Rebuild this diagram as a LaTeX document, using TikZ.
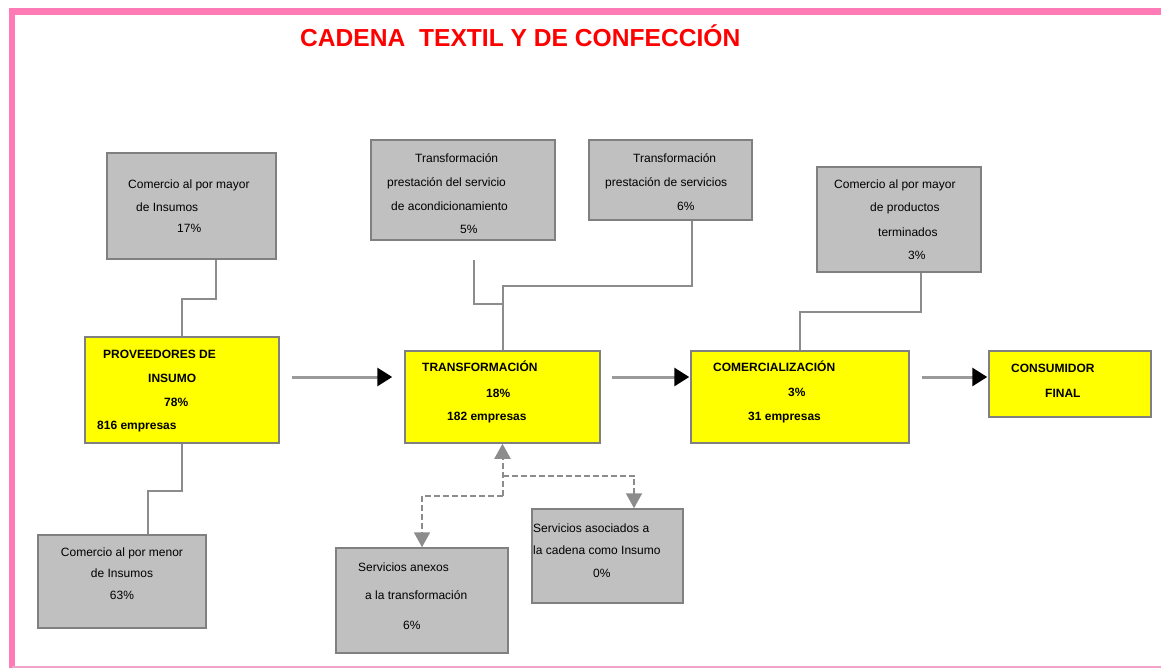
\documentclass[tikz,border=0pt]{standalone}
\usepackage{fontspec}
\setmainfont{Liberation Sans}
\usetikzlibrary{arrows.meta,calc}
\definecolor{pinkb}{HTML}{FF7BB5}
\definecolor{pinkl}{HTML}{F2A3C9}
\definecolor{boxgray}{HTML}{C0C0C0}
\definecolor{boxyellow}{RGB}{255,255,0}
\definecolor{edgegray}{HTML}{808080}
\definecolor{linegray}{HTML}{8C8C8C}
\definecolor{flowgray}{HTML}{9A9A9A}
\definecolor{titlered}{RGB}{255,0,0}
\tikzset{
  gbox/.style={draw=edgegray, line width=1.5pt, fill=boxgray, inner sep=0pt},
  ybox/.style={draw=edgegray, line width=1.5pt, fill=boxyellow, inner sep=0pt},
  txt/.style={anchor=base west, inner sep=0pt, font=\fontsize{12}{14}\selectfont},
  ctxt/.style={anchor=base, inner sep=0pt, font=\fontsize{12}{14}\selectfont},
  btxt/.style={anchor=base west, inner sep=0pt, font=\fontsize{12}{14}\selectfont\bfseries},
  conn/.style={draw=linegray, line width=2pt},
  dconn/.style={draw=linegray, line width=2pt, dash pattern=on 6pt off 3pt, -{Triangle[length=15pt,width=16pt,color=linegray]}},
  flow/.style={draw=flowgray, line width=3pt, -{Triangle[length=15pt,width=18pt,color=black]}}
}
\begin{document}
\begin{tikzpicture}[x=1pt,y=-1pt]
\useasboundingbox (0,0) rectangle (1161,668);
% frame
\draw[pinkb, line width=6.5pt] (12,668) -- (12,11.5) -- (1161,11.5);
\draw[pinkl, line width=1.5pt] (12,667.2) -- (1161,667.2);
% title
\node[anchor=base west, inner sep=0pt, text=titlered, font=\fontsize{24.6}{28}\selectfont\bfseries] (title) at (300,47) {CADENA\ \ TEXTIL Y DE CONFECCIÓN};
% boxes
\node[gbox, minimum width=169pt, minimum height=106pt] (A) at (191.5,206) {};
\node[ybox, minimum width=194pt, minimum height=106pt] (P) at (182,390) {};
\node[gbox, minimum width=168pt, minimum height=93pt] (B) at (122,581.5) {};
\node[ybox, minimum width=195pt, minimum height=92pt] (T) at (502.5,397) {};
\node[ybox, minimum width=218pt, minimum height=92pt] (C) at (800,397) {};
\node[ybox, minimum width=162pt, minimum height=66pt] (F) at (1070,384) {};
\node[gbox, minimum width=164pt, minimum height=105pt] (D) at (899,219.5) {};
\node[gbox, minimum width=184pt, minimum height=100pt] (E1) at (463,190) {};
\node[gbox, minimum width=163pt, minimum height=80pt] (E2) at (670.5,180) {};
\node[gbox, minimum width=172pt, minimum height=105pt] (G) at (422,600.5) {};
\node[gbox, minimum width=151pt, minimum height=94pt] (H) at (607.5,556) {};
% texts A
\node[txt] (a1) at (128,189) {Comercio al por mayor};
\node[txt] (a2) at (136,212) {de Insumos};
\node[txt] (a3) at (177,233) {17\%};
% texts P
\node[btxt] (p1) at (103,358) {PROVEEDORES DE};
\node[btxt] (p2) at (148,382) {INSUMO};
\node[btxt] (p3) at (164,406) {78\%};
\node[btxt] (p4) at (97,429) {816 empresas};
% texts B
\node[ctxt] (b1) at (122,556) {Comercio al por menor};
\node[ctxt] (b2) at (122,577) {de Insumos};
\node[ctxt] (b3) at (122,599) {63\%};
% texts T
\node[btxt] (t1) at (422,371) {TRANSFORMACIÓN};
\node[btxt] (t2) at (486,397) {18\%};
\node[btxt] (t3) at (447,420) {182 empresas};
% texts C
\node[btxt] (c1) at (713,371) {COMERCIALIZACIÓN};
\node[btxt] (c2) at (788,396) {3\%};
\node[btxt] (c3) at (748,420) {31 empresas};
% texts F
\node[btxt] (f1) at (1011,372) {CONSUMIDOR};
\node[btxt] (f2) at (1045,397) {FINAL};
% texts D
\node[txt] (d1) at (834,189) {Comercio al por mayor};
\node[txt] (d2) at (870,212) {de productos};
\node[txt] (d3) at (878,237) {terminados};
\node[txt] (d4) at (908,260) {3\%};
% texts E1
\node[txt] (e11) at (415,163) {Transformación};
\node[txt] (e12) at (387,187) {prestación del servicio};
\node[txt] (e13) at (391,211) {de acondicionamiento};
\node[txt] (e14) at (460,234) {5\%};
% texts E2
\node[txt] (e21) at (633,163) {Transformación};
\node[txt] (e22) at (605,187) {prestación de servicios};
\node[txt] (e23) at (677,211) {6\%};
% texts G
\node[txt] (g1) at (358,571) {Servicios anexos};
\node[txt] (g2) at (365,599) {a la transformación};
\node[txt] (g3) at (403,629) {6\%};
% texts H
\node[txt] (h1) at (533,532) {Servicios asociados a};
\node[txt] (h2) at (533,554) {la cadena como Insumo};
\node[txt] (h3) at (593,577) {0\%};
% solid connectors
\draw[conn] ([xshift=24.5pt]A.south) -- ++(0,39) -| (P.north);
\draw[conn] (P.south) -- ++(0,47) -| ([xshift=26pt]B.north);
\draw[conn] ([xshift=21.5pt]E2.south) -- ++(0,65) -| (T.north);
\coordinate (e1s) at ([xshift=11pt,yshift=-19pt]E1.south);
\coordinate (j1) at ($(T.north)+(0,-46)$);
\draw[conn] (e1s) |- (j1);
\draw[conn] ([xshift=22pt]D.south) -- ++(0,39) -| (C.north);
% flow arrows
\draw[flow] ($(P.east)+(12,-13)$) -- ($(T.west)+(-12,-20)$);
\draw[flow] ($(T.east)+(11,-20)$) -- ($(C.west)+(-1,-20)$);
\draw[flow] ($(C.east)+(12,-20)$) -- ($(F.west)+(-1,-7)$);
% dashed connectors
\coordinate (jd1) at ($(T.south)+(0,32)$);
\coordinate (jd2) at ($(T.south)+(0,52)$);
\draw[dconn] (jd2) -- (T.south);
\draw[dconn] (jd1) -| ([xshift=26.5pt]H.north);
\draw[dconn] (jd2) -| (G.north);
\end{tikzpicture}
\end{document}
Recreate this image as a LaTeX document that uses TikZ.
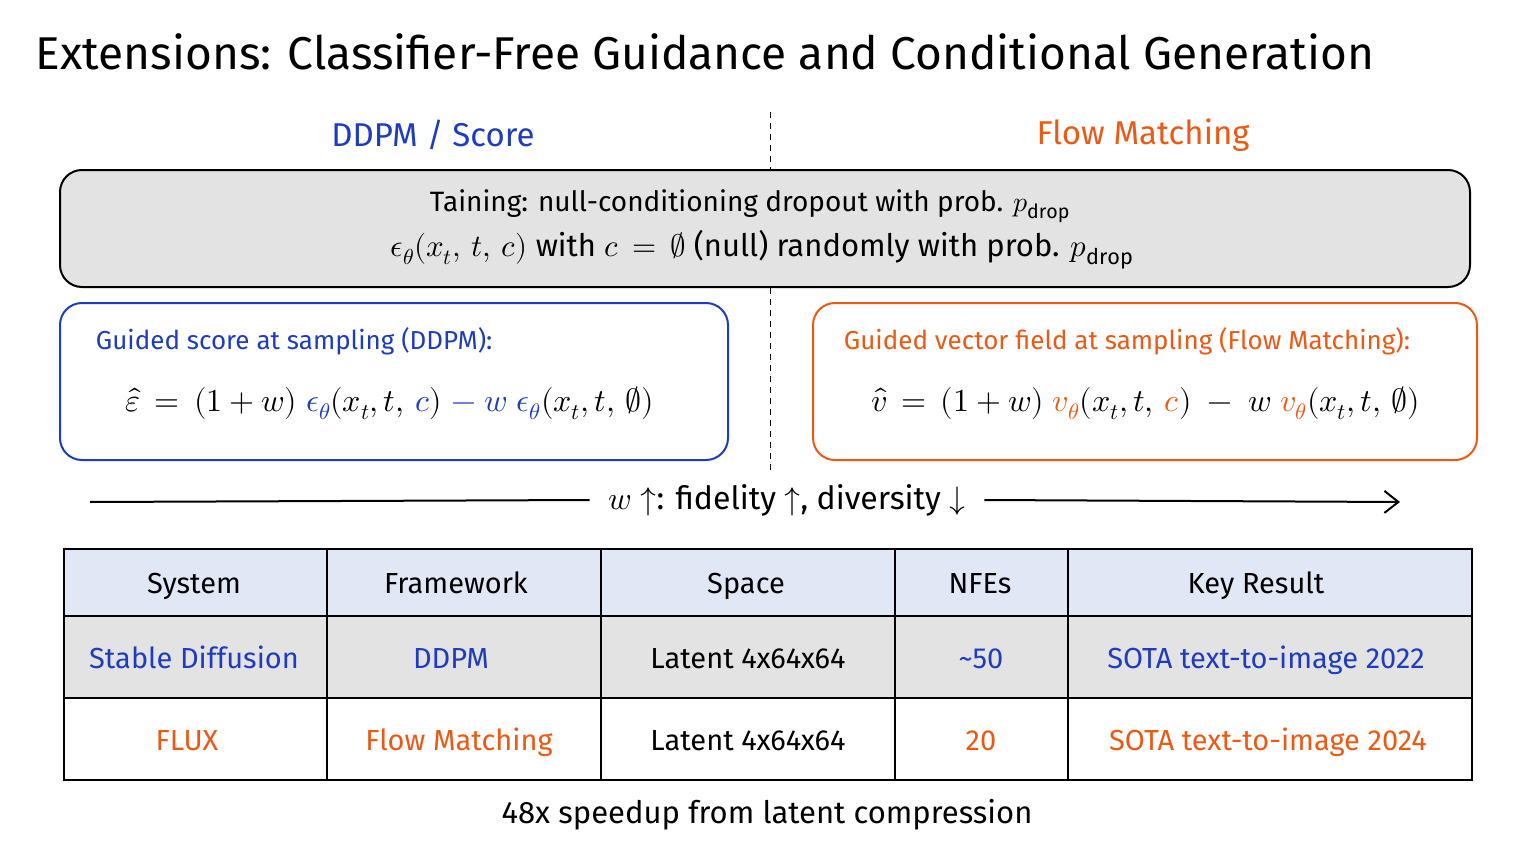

◆ ◆ ◆ ◆

_TASK REQUIREMENTS_. Your task is to retype all the entries exactly and leave out any pictures.

_THE REPLY_.
Rebuild this diagram as a LaTeX document, using TikZ.
\documentclass[tikz,border=0pt]{standalone}
\usepackage{fontspec}
\setmainfont{Liberation Sans}
\usetikzlibrary{arrows.meta,calc}
\definecolor{pinkb}{HTML}{FF7BB5}
\definecolor{pinkl}{HTML}{F2A3C9}
\definecolor{boxgray}{HTML}{C0C0C0}
\definecolor{boxyellow}{RGB}{255,255,0}
\definecolor{edgegray}{HTML}{808080}
\definecolor{linegray}{HTML}{8C8C8C}
\definecolor{flowgray}{HTML}{9A9A9A}
\definecolor{titlered}{RGB}{255,0,0}
\tikzset{
  gbox/.style={draw=edgegray, line width=1.5pt, fill=boxgray, inner sep=0pt},
  ybox/.style={draw=edgegray, line width=1.5pt, fill=boxyellow, inner sep=0pt},
  txt/.style={anchor=base west, inner sep=0pt, font=\fontsize{12}{14}\selectfont},
  ctxt/.style={anchor=base, inner sep=0pt, font=\fontsize{12}{14}\selectfont},
  btxt/.style={anchor=base west, inner sep=0pt, font=\fontsize{12}{14}\selectfont\bfseries},
  conn/.style={draw=linegray, line width=2pt},
  dconn/.style={draw=linegray, line width=2pt, dash pattern=on 6pt off 3pt, -{Triangle[length=15pt,width=16pt,color=linegray]}},
  flow/.style={draw=flowgray, line width=3pt, -{Triangle[length=15pt,width=18pt,color=black]}}
}
\begin{document}
\begin{tikzpicture}[x=1pt,y=-1pt]
\useasboundingbox (0,0) rectangle (1161,668);
% frame
\draw[pinkb, line width=6.5pt] (12,668) -- (12,11.5) -- (1161,11.5);
\draw[pinkl, line width=1.5pt] (12,667.2) -- (1161,667.2);
% title
\node[anchor=base west, inner sep=0pt, text=titlered, font=\fontsize{24.6}{28}\selectfont\bfseries] (title) at (300,47) {CADENA\ \ TEXTIL Y DE CONFECCIÓN};
% boxes
\node[gbox, minimum width=169pt, minimum height=106pt] (A) at (191.5,206) {};
\node[ybox, minimum width=194pt, minimum height=106pt] (P) at (182,390) {};
\node[gbox, minimum width=168pt, minimum height=93pt] (B) at (122,581.5) {};
\node[ybox, minimum width=195pt, minimum height=92pt] (T) at (502.5,397) {};
\node[ybox, minimum width=218pt, minimum height=92pt] (C) at (800,397) {};
\node[ybox, minimum width=162pt, minimum height=66pt] (F) at (1070,384) {};
\node[gbox, minimum width=164pt, minimum height=105pt] (D) at (899,219.5) {};
\node[gbox, minimum width=184pt, minimum height=100pt] (E1) at (463,190) {};
\node[gbox, minimum width=163pt, minimum height=80pt] (E2) at (670.5,180) {};
\node[gbox, minimum width=172pt, minimum height=105pt] (G) at (422,600.5) {};
\node[gbox, minimum width=151pt, minimum height=94pt] (H) at (607.5,556) {};
% texts A
\node[txt] (a1) at (128,189) {Comercio al por mayor};
\node[txt] (a2) at (136,212) {de Insumos};
\node[txt] (a3) at (177,233) {17\%};
% texts P
\node[btxt] (p1) at (103,358) {PROVEEDORES DE};
\node[btxt] (p2) at (148,382) {INSUMO};
\node[btxt] (p3) at (164,406) {78\%};
\node[btxt] (p4) at (97,429) {816 empresas};
% texts B
\node[ctxt] (b1) at (122,556) {Comercio al por menor};
\node[ctxt] (b2) at (122,577) {de Insumos};
\node[ctxt] (b3) at (122,599) {63\%};
% texts T
\node[btxt] (t1) at (422,371) {TRANSFORMACIÓN};
\node[btxt] (t2) at (486,397) {18\%};
\node[btxt] (t3) at (447,420) {182 empresas};
% texts C
\node[btxt] (c1) at (713,371) {COMERCIALIZACIÓN};
\node[btxt] (c2) at (788,396) {3\%};
\node[btxt] (c3) at (748,420) {31 empresas};
% texts F
\node[btxt] (f1) at (1011,372) {CONSUMIDOR};
\node[btxt] (f2) at (1045,397) {FINAL};
% texts D
\node[txt] (d1) at (834,189) {Comercio al por mayor};
\node[txt] (d2) at (870,212) {de productos};
\node[txt] (d3) at (878,237) {terminados};
\node[txt] (d4) at (908,260) {3\%};
% texts E1
\node[txt] (e11) at (415,163) {Transformación};
\node[txt] (e12) at (387,187) {prestación del servicio};
\node[txt] (e13) at (391,211) {de acondicionamiento};
\node[txt] (e14) at (460,234) {5\%};
% texts E2
\node[txt] (e21) at (633,163) {Transformación};
\node[txt] (e22) at (605,187) {prestación de servicios};
\node[txt] (e23) at (677,211) {6\%};
% texts G
\node[txt] (g1) at (358,571) {Servicios anexos};
\node[txt] (g2) at (365,599) {a la transformación};
\node[txt] (g3) at (403,629) {6\%};
% texts H
\node[txt] (h1) at (533,532) {Servicios asociados a};
\node[txt] (h2) at (533,554) {la cadena como Insumo};
\node[txt] (h3) at (593,577) {0\%};
% solid connectors
\draw[conn] ([xshift=24.5pt]A.south) -- ++(0,39) -| (P.north);
\draw[conn] (P.south) -- ++(0,47) -| ([xshift=26pt]B.north);
\draw[conn] ([xshift=21.5pt]E2.south) -- ++(0,65) -| (T.north);
\coordinate (e1s) at ([xshift=11pt,yshift=-19pt]E1.south);
\coordinate (j1) at ($(T.north)+(0,-46)$);
\draw[conn] (e1s) |- (j1);
\draw[conn] ([xshift=22pt]D.south) -- ++(0,39) -| (C.north);
% flow arrows
\draw[flow] ($(P.east)+(12,-13)$) -- ($(T.west)+(-12,-20)$);
\draw[flow] ($(T.east)+(11,-20)$) -- ($(C.west)+(-1,-20)$);
\draw[flow] ($(C.east)+(12,-20)$) -- ($(F.west)+(-1,-7)$);
% dashed connectors
\coordinate (jd1) at ($(T.south)+(0,32)$);
\coordinate (jd2) at ($(T.south)+(0,52)$);
\draw[dconn] (jd2) -- (T.south);
\draw[dconn] (jd1) -| ([xshift=26.5pt]H.north);
\draw[dconn] (jd2) -| (G.north);
\end{tikzpicture}
\end{document}
Recreate this image as a LaTeX document that uses TikZ.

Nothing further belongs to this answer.